>> BEGIN Dataset section

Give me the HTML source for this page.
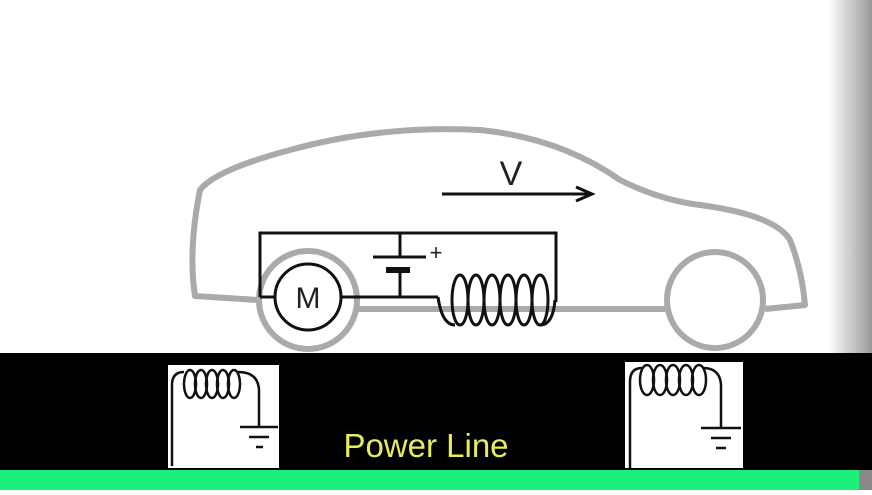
<!DOCTYPE html>
<html><head><style>
body{margin:0;width:872px;height:490px;overflow:hidden;background:#fff;font-family:"Liberation Sans",sans-serif}
</style></head><body>
<svg width="872" height="490" viewBox="0 0 872 490" xmlns="http://www.w3.org/2000/svg">
<defs><linearGradient id="g" x1="0" x2="1"><stop offset="0" stop-color="#fff"/><stop offset="1" stop-color="#999"/></linearGradient></defs>
<rect width="872" height="490" fill="#fff"/>
<rect x="828" y="0" width="44" height="490" fill="url(#g)"/>
<!-- car body -->
<g fill="none" stroke="#aaa" stroke-width="6" stroke-linejoin="round">
<path d="M258,300 L195,296 Q188,250 200,190 Q215,170 290,150 Q380,125 480,130 Q560,138 620,180 Q660,200 700,205 Q775,215 790,240 Q802,270 805,305 L765,309"/>
<path d="M358,309 L665,309"/>
<circle cx="308" cy="300" r="49"/>
<circle cx="715" cy="300" r="48"/>
</g>
<!-- circuit -->
<g fill="none" stroke="#111" stroke-width="3">
<path d="M260,297 L260,233 L556,233 L556,302"/>
<path d="M260,297 L275,297"/>
<circle cx="308" cy="297" r="33" fill="none"/>
<path d="M341,297 L438,297"/>
<path d="M400,233 L400,256 M373,257 L426,257 M400,272 L400,297"/>
<path d="M386,270 L410,270" stroke-width="6"/>
<path d="M438,297 Q442,325 455,325 M555,300 Q553,325 540,325"/>
<g stroke-width="3">
<ellipse cx="460" cy="300" rx="8" ry="25"/><ellipse cx="476" cy="300" rx="8" ry="25"/><ellipse cx="492" cy="300" rx="8" ry="25"/><ellipse cx="508" cy="300" rx="8" ry="25"/><ellipse cx="524" cy="300" rx="8" ry="25"/><ellipse cx="540" cy="300" rx="8" ry="25"/>
</g>
<path d="M442,194 L590,194 M576,187 L592,194 L576,201"/>
</g>
<text x="308" y="308" font-size="30" text-anchor="middle" fill="#222">M</text>
<text x="436" y="260" font-size="22" text-anchor="middle" fill="#222">+</text>
<text x="511" y="185" font-size="34" text-anchor="middle" fill="#222">V</text>
<!-- ground band -->
<rect x="0" y="353" width="872" height="117" fill="#000"/>
<rect x="0" y="470" width="859" height="20" fill="#1df07a"/>
<rect x="859" y="470" width="13" height="20" fill="#888"/>
<g>
<rect x="168" y="365" width="111" height="103" fill="#fff"/>
<g fill="none" stroke="#111" stroke-width="2.5">
<path d="M172,466 L172,385 Q172,372 184,372"/>
<ellipse cx="190" cy="384" rx="6" ry="14"/><ellipse cx="201" cy="384" rx="6" ry="14"/><ellipse cx="212" cy="384" rx="6" ry="14"/><ellipse cx="223" cy="384" rx="6" ry="14"/><ellipse cx="234" cy="384" rx="6" ry="14"/>
<path d="M238,372 Q258,372 259,390 L259,427 M240,427 L278,427 M249,437 L269,437 M256,447 L263,447"/>
</g>
<rect x="625" y="362" width="118" height="106" fill="#fff"/>
<g fill="none" stroke="#111" stroke-width="2.5">
<path d="M630,468 L630,382 Q630,368 642,368"/>
<ellipse cx="647" cy="380" rx="7" ry="15"/><ellipse cx="660" cy="380" rx="7" ry="15"/><ellipse cx="673" cy="380" rx="7" ry="15"/><ellipse cx="686" cy="380" rx="7" ry="15"/><ellipse cx="699" cy="380" rx="7" ry="15"/>
<path d="M703,368 Q720,368 721,385 L721,428 M701,428 L741,428 M711,438 L731,438 M716,448 L726,448"/>
</g>
</g>
<text x="426" y="457" font-size="33" text-anchor="middle" fill="#e8ec5a">Power Line</text>
</svg>
</body></html>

>> END Dataset section

Given request>
All of the material above is to be copied exactly, except for its images.

The solution>
Give me the HTML source for this page.
<!DOCTYPE html>
<html><head><style>
body{margin:0;width:872px;height:490px;overflow:hidden;background:#fff;font-family:"Liberation Sans",sans-serif}
</style></head><body>
<svg width="872" height="490" viewBox="0 0 872 490" xmlns="http://www.w3.org/2000/svg">
<defs><linearGradient id="g" x1="0" x2="1"><stop offset="0" stop-color="#fff"/><stop offset="1" stop-color="#999"/></linearGradient></defs>
<rect width="872" height="490" fill="#fff"/>
<rect x="828" y="0" width="44" height="490" fill="url(#g)"/>
<!-- car body -->
<g fill="none" stroke="#aaa" stroke-width="6" stroke-linejoin="round">
<path d="M258,300 L195,296 Q188,250 200,190 Q215,170 290,150 Q380,125 480,130 Q560,138 620,180 Q660,200 700,205 Q775,215 790,240 Q802,270 805,305 L765,309"/>
<path d="M358,309 L665,309"/>
<circle cx="308" cy="300" r="49"/>
<circle cx="715" cy="300" r="48"/>
</g>
<!-- circuit -->
<g fill="none" stroke="#111" stroke-width="3">
<path d="M260,297 L260,233 L556,233 L556,302"/>
<path d="M260,297 L275,297"/>
<circle cx="308" cy="297" r="33" fill="none"/>
<path d="M341,297 L438,297"/>
<path d="M400,233 L400,256 M373,257 L426,257 M400,272 L400,297"/>
<path d="M386,270 L410,270" stroke-width="6"/>
<path d="M438,297 Q442,325 455,325 M555,300 Q553,325 540,325"/>
<g stroke-width="3">
<ellipse cx="460" cy="300" rx="8" ry="25"/><ellipse cx="476" cy="300" rx="8" ry="25"/><ellipse cx="492" cy="300" rx="8" ry="25"/><ellipse cx="508" cy="300" rx="8" ry="25"/><ellipse cx="524" cy="300" rx="8" ry="25"/><ellipse cx="540" cy="300" rx="8" ry="25"/>
</g>
<path d="M442,194 L590,194 M576,187 L592,194 L576,201"/>
</g>
<text x="308" y="308" font-size="30" text-anchor="middle" fill="#222">M</text>
<text x="436" y="260" font-size="22" text-anchor="middle" fill="#222">+</text>
<text x="511" y="185" font-size="34" text-anchor="middle" fill="#222">V</text>
<!-- ground band -->
<rect x="0" y="353" width="872" height="117" fill="#000"/>
<rect x="0" y="470" width="859" height="20" fill="#1df07a"/>
<rect x="859" y="470" width="13" height="20" fill="#888"/>
<g>
<rect x="168" y="365" width="111" height="103" fill="#fff"/>
<g fill="none" stroke="#111" stroke-width="2.5">
<path d="M172,466 L172,385 Q172,372 184,372"/>
<ellipse cx="190" cy="384" rx="6" ry="14"/><ellipse cx="201" cy="384" rx="6" ry="14"/><ellipse cx="212" cy="384" rx="6" ry="14"/><ellipse cx="223" cy="384" rx="6" ry="14"/><ellipse cx="234" cy="384" rx="6" ry="14"/>
<path d="M238,372 Q258,372 259,390 L259,427 M240,427 L278,427 M249,437 L269,437 M256,447 L263,447"/>
</g>
<rect x="625" y="362" width="118" height="106" fill="#fff"/>
<g fill="none" stroke="#111" stroke-width="2.5">
<path d="M630,468 L630,382 Q630,368 642,368"/>
<ellipse cx="647" cy="380" rx="7" ry="15"/><ellipse cx="660" cy="380" rx="7" ry="15"/><ellipse cx="673" cy="380" rx="7" ry="15"/><ellipse cx="686" cy="380" rx="7" ry="15"/><ellipse cx="699" cy="380" rx="7" ry="15"/>
<path d="M703,368 Q720,368 721,385 L721,428 M701,428 L741,428 M711,438 L731,438 M716,448 L726,448"/>
</g>
</g>
<text x="426" y="457" font-size="33" text-anchor="middle" fill="#e8ec5a">Power Line</text>
</svg>
</body></html>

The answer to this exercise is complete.